» **INSTRUCTION**: Starting with the first line below, extract each line through the one that contains "from matplotlib.ticker import MultipleLocator", inclusive, excluding pictures.

==== DATA EXTRACT ====

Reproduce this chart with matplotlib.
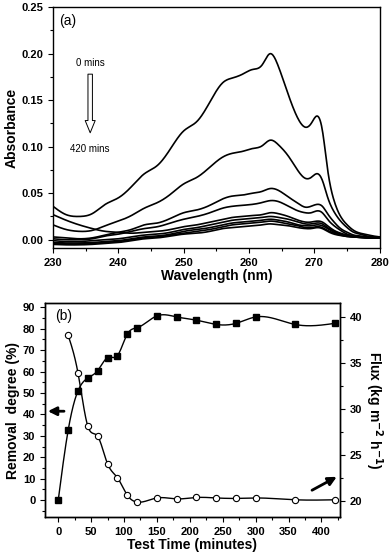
import matplotlib
matplotlib.use("Agg")
import matplotlib.pyplot as plt
import numpy as np
from matplotlib.patches import FancyArrowPatch
from matplotlib.ticker import MultipleLocator

plt.rcParams['font.family'] = ['Liberation Sans', 'DejaVu Sans']
plt.rcParams['font.weight'] = 'bold'
plt.rcParams['mathtext.default'] = 'bf'

# ---- panel (a): UV spectra, 0 -> 420 mins ----
wavelength = [230, 232, 234, 236, 238, 240, 242, 244, 246, 248, 250, 252, 254, 256, 257.5,
              259, 260.5, 262, 263.2, 264.5, 266, 267.5, 268.6, 269.5, 270.4, 271.2, 272,
              273, 274, 275, 276, 277, 278, 279, 280]

abs_a = [.036, .027, .025, .028, .038, .045, .057, .071, .080, .098, .117, .127, .148, .169, .174,
         .178, .183, .188, .200, .186, .156, .130, .121, .125, .133, .118, .076,
         .042, .025, .016, .010, .007, .0055, .004, .003]
abs_b = [.016, .011, .009, .010, .015, .020, .026, .034, .040, .049, .060, .067, .078, .089, .093,
         .095, .098, .101, .107, .102, .090, .074, .066, .067, .071, .064, .046,
         .030, .020, .013, .008, .006, .004, .003, .0025]
abs_c = [.003, .002, .001, .002, .005, .008, .011, .016, .018, .023, .029, .032, .037, .044, .047,
         .048, .050, .052, .055, .053, .046, .039, .035, .036, .038, .036, .028,
         .019, .012, .008, .005, .004, .003, .0025, .002]
abs_d = [.001, .000, .000, .001, .004, .006, .009, .012, .014, .018, .022, .025, .029, .034, .036,
         .037, .038, .040, .042, .041, .036, .031, .029, .029, .031, .029, .022,
         .015, .010, .006, .004, .003, .0025, .002, .002]
abs_e = [.027, .021, .016, .012, .009, .008, .007, .008, .009, .011, .014, .016, .019, .022, .024,
         .025, .026, .027, .029, .028, .025, .021, .019, .019, .020, .019, .015,
         .010, .007, .005, .004, .003, .0025, .002, .002]
abs_f = [-.001, -.002, -.002, -.001, .000, .001, .003, .005, .006, .008, .011, .013, .016, .019, .021,
         .022, .023, .024, .025, .024, .022, .019, .017, .017, .018, .017, .013,
         .009, .006, .0045, .0035, .003, .0025, .002, .002]
abs_g = [-.003, -.0035, -.0035, -.003, -.002, -.001, .001, .003, .004, .006, .009, .011, .013, .016, .018,
         .019, .020, .021, .022, .021, .019, .016, .015, .015, .016, .015, .012,
         .008, .0055, .004, .003, .0025, .002, .002, .002]
abs_h = [-.004, -.0045, -.0045, -.004, -.003, -.002, .000, .002, .003, .005, .007, .009, .011, .014, .016,
         .017, .018, .019, .020, .019, .017, .015, .013, .013, .014, .013, .010,
         .007, .005, .0035, .003, .0025, .002, .002, .002]
abs_i = [-.005, -.0055, -.0055, -.005, -.004, -.003, -.001, .001, .002, .004, .006, .007, .009, .012, .013,
         .014, .015, .016, .017, .016, .015, .013, .012, .012, .013, .012, .009,
         .006, .0045, .0035, .003, .0025, .002, .002, .002]

# ---- panel (b): removal degree and flux vs time ----
time_min = [0, 15, 30, 45, 60, 75, 90, 105, 120, 150, 180, 210, 240, 270, 300, 360, 420]
removal = [0, 32.5, 51, 57, 60.5, 66.5, 67.5, 77.5, 80.5, 86, 85.5, 84, 82, 82.5, 85.5, 82, 82.5]
flux_time = [15, 30, 45, 60, 75, 90, 105, 120, 150, 180, 210, 240, 270, 300, 360, 420]
flux = [38.0, 33.9, 28.1, 27.0, 24.0, 22.5, 20.6, 19.85, 20.3, 20.2, 20.35, 20.3, 20.25, 20.3, 20.1, 20.1]


def spline(x, y, n=500):
    # natural cubic spline, only used to draw a smooth line through the points
    x = np.asarray(x, float)
    y = np.asarray(y, float)
    h = np.diff(x)
    m = len(x)
    A = np.zeros((m, m))
    r = np.zeros(m)
    A[0, 0] = A[-1, -1] = 1
    for i in range(1, m - 1):
        A[i, i - 1] = h[i - 1]
        A[i, i] = 2 * (h[i - 1] + h[i])
        A[i, i + 1] = h[i]
        r[i] = 3 * ((y[i + 1] - y[i]) / h[i] - (y[i] - y[i - 1]) / h[i - 1])
    c = np.linalg.solve(A, r)
    b = (y[1:] - y[:-1]) / h - h * (2 * c[:-1] + c[1:]) / 3
    d = (c[1:] - c[:-1]) / (3 * h)
    xs = np.linspace(x[0], x[-1], n)
    idx = np.clip(np.searchsorted(x, xs) - 1, 0, m - 2)
    dx = xs - x[idx]
    return xs, y[idx] + b[idx] * dx + c[idx] * dx ** 2 + d[idx] * dx ** 3


fig = plt.figure(figsize=(3.92, 5.55), dpi=100)

# top panel
ax1 = fig.add_axes([0.135, 0.553, 0.834, 0.434])
for curve in [abs_a, abs_b, abs_c, abs_d, abs_e, abs_f, abs_g, abs_h, abs_i]:
    xs, ys = spline(wavelength, curve)
    ax1.plot(xs, ys, color="black", lw=1.2)
ax1.set_xlim(230, 280)
ax1.set_ylim(-0.009, 0.25)
ax1.xaxis.set_major_locator(MultipleLocator(10))
ax1.xaxis.set_minor_locator(MultipleLocator(5))
ax1.yaxis.set_major_locator(MultipleLocator(0.05))
ax1.yaxis.set_minor_locator(MultipleLocator(0.025))
ax1.yaxis.set_major_formatter(matplotlib.ticker.FormatStrFormatter("%.2f"))
ax1.set_xlabel("Wavelength (nm)", fontsize=10, fontweight="bold", labelpad=1)
ax1.set_ylabel("Absorbance", fontsize=10, fontweight="bold", labelpad=2)
ax1.text(231.0, 0.243, "(a)", fontsize=10, va="top", fontweight="normal")
ax1.text(235.7, 0.19, "0 mins", fontsize=7, ha="center", va="center", fontweight="normal")
ax1.text(235.7, 0.098, "420 mins", fontsize=7, ha="center", va="center", fontweight="normal")
ax1.add_patch(FancyArrowPatch((235.7, 0.181), (235.7, 0.112),
                              arrowstyle="simple,head_width=0.9,head_length=1.1,tail_width=0.4",
                              mutation_scale=8, facecolor="white", edgecolor="black", lw=0.7))

# bottom panel
ax2 = fig.add_axes([0.115, 0.068, 0.752, 0.386])
ax3 = ax2.twinx()
xs, ys = spline(time_min, removal)
ax2.plot(xs, ys, color="black", lw=1.0)
ax2.plot(time_min, removal, "s", color="black", ms=4.5)
xs, ys = spline(flux_time, flux)
ax3.plot(xs, ys, color="black", lw=1.0)
ax3.plot(flux_time, flux, "o", mfc="white", mec="black", ms=4.5, mew=0.8)
ax2.set_xlim(-20, 428)
ax2.set_ylim(-8, 92)
ax3.set_ylim(18.2, 41.5)
ax2.xaxis.set_major_locator(MultipleLocator(50))
ax2.xaxis.set_minor_locator(MultipleLocator(25))
ax2.yaxis.set_major_locator(MultipleLocator(10))
ax2.yaxis.set_minor_locator(MultipleLocator(5))
ax3.yaxis.set_major_locator(MultipleLocator(5))
ax3.yaxis.set_minor_locator(MultipleLocator(2.5))
ax2.set_xlabel("Test Time (minutes)", fontsize=10, fontweight="bold", labelpad=1)
ax2.set_ylabel("Removal  degree (%)", fontsize=10, fontweight="bold", labelpad=2)
ax3.set_ylabel("Flux (kg m$^{-2}$ h$^{-1}$)", fontsize=10, fontweight="bold",
               rotation=270, labelpad=16)
ax2.text(-5, 86, "(b)", fontsize=10, va="center", fontweight="normal")
ax2.annotate("", xy=(-20, 41.5), xytext=(13, 41.5),
             arrowprops=dict(arrowstyle="-|>,head_width=0.25,head_length=0.5", color="black", lw=2))
ax2.annotate("", xy=(427, 11.5), xytext=(382, 4),
             arrowprops=dict(arrowstyle="-|>,head_width=0.25,head_length=0.5", color="black", lw=2))

for ax in [ax1, ax2, ax3]:
    ax.tick_params(which="both", direction="out", labelsize=8, width=0.8)
    ax.tick_params(which="major", length=3.5)
    ax.tick_params(which="minor", length=2)
    for s in ax.spines.values():
        s.set_linewidth(1.0)
    for lab in ax.get_xticklabels() + ax.get_yticklabels():
        lab.set_fontweight("bold")
ax1.tick_params(top=False, right=False)

fig.savefig("out.png", dpi=100)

====

» **IN RESPONSE**:
Reproduce this chart with matplotlib.
import matplotlib
matplotlib.use("Agg")
import matplotlib.pyplot as plt
import numpy as np
from matplotlib.patches import FancyArrowPatch
from matplotlib.ticker import MultipleLocator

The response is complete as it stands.